本发明的第一个目的在于提供一种N极性面AlGaN紫外光电探测器外延结构。
本发明的第二个目的在于提供一种N极性面AlGaN紫外光电探测器外延结构的制备方法。
本发明的第一个目的可以通过采取如下技术方案达到:
一种N极性面AlGaN紫外光电探测器外延结构,包括在硅衬底上依次生长的非掺杂N极性面AlN缓冲层、碳掺杂半绝缘化N极性AlN缓冲层、碳掺杂N极性面组分渐变AlyGa1-yN缓冲层和非掺杂N极性面AlxGa1-xN层;其中,x=0.5~0.8,y=0.75~0.95。
进一步的,所述非掺杂N极性面AlN缓冲层包括低温生长非掺杂N极性面AlN缓冲层和高温生长非掺杂N极性面AlN缓冲层,所述低温生长非掺杂N极性AlN缓冲层生长在所述硅衬底上,所述高温生长非掺杂N极性AlN缓冲层生长在所述低温生长非掺杂N极性AlN缓冲层上。
进一步的,所述低温生长非掺杂N极性AlN缓冲层的厚度为100~150nm,所述高温生长非掺杂N极性AlN缓冲层的厚度为250~380nm。
进一步的,所述碳掺杂半绝缘化N极性AlN缓冲层的厚度为380~440nm,掺杂浓度为6.0×1017~4.0×1018cm-3。

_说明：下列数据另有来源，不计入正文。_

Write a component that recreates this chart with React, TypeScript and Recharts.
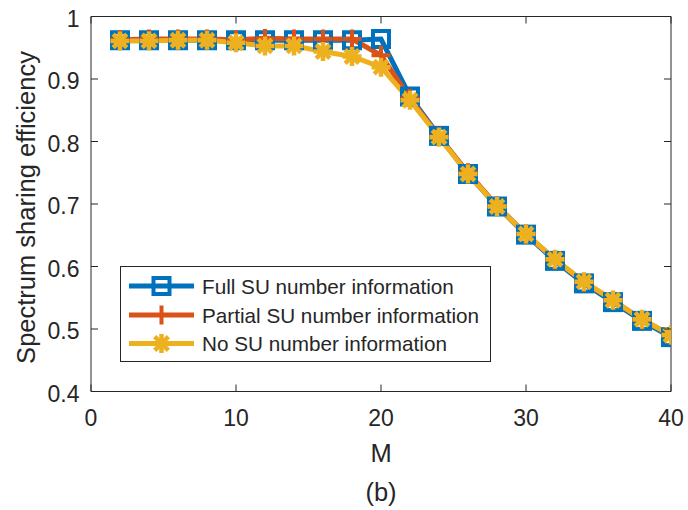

进一步的,所述碳掺杂N极性面组分渐变AlyGa1-yN缓冲层的厚度为480~630nm,掺杂浓度为5.0×1016~2.0×1017cm-3。
进一步的,所述非掺杂N极性面AlxGa1-xN层的厚度为300~450nm。
进一步的,所述硅衬底采用单晶硅衬底,以Si(111)密排面为外延面,以AlN[0001]方向作为材料外延生长方向。
本发明的第二个目的可以通过采取如下技术方案达到:
一种N极性面AlGaN紫外光电探测器外延结构的制备方法,所述方法包括:
将所述硅衬底进行超声清洗后吹干;
采用脉冲激光沉积工艺,将所述硅衬底放入真空室中,在所述硅衬底上外延生长非掺杂N极性面AlN缓冲层,从而制得N极性面AlN样品;
采用金属有机物化学气相沉积设备生长法,将所述N极性AlN样品放入生长腔室内,并向腔室内通入NH3、N2、H2、CH4和三甲基铝,在所述非掺杂N极性面AlN缓冲层上外延生长碳掺杂半绝缘化N极性AlN缓冲层;
在完成所述碳掺杂半绝缘化N极性AlN缓冲层生长后,将腔体温度降低,同时向腔室内通入三甲基镓,在所述碳掺杂半绝缘化N极性AlN缓冲层上原位生长碳掺杂N极性面组分渐变AlGaN缓冲层;
在金属有机化合物化学气相沉积设备中完成所述碳掺杂N极性面组分渐变AlGaN缓冲层生长后,关闭CH4的气路,将腔体温度升高,在所述碳掺杂N极性面组分渐变AlGaN缓冲层上原位生长非掺杂N极性AlGaN层,同时通过调整三甲基铝流量与生长温度,调控膜层Al组分变化。
进一步的,所述在所述硅衬底外延生长非掺杂N极性面AlN缓冲层,从而制得N极性面AlN样品,具体包括:
所述硅衬底在富N条件下生长低温生长非掺杂N极性面AlN缓冲层,Al源为AlN高纯陶瓷靶材;
在完成所述低温生长非掺杂N极性面AlN缓冲层生长后,将系统温度升高,腔体内真空度、激光能量、激光频率和氮气流量保持不变,在所述低温生长非掺杂N极性面AlN缓冲层上生长高温非掺杂N极性面AlN缓冲层,从而制得N极性面AlN样品。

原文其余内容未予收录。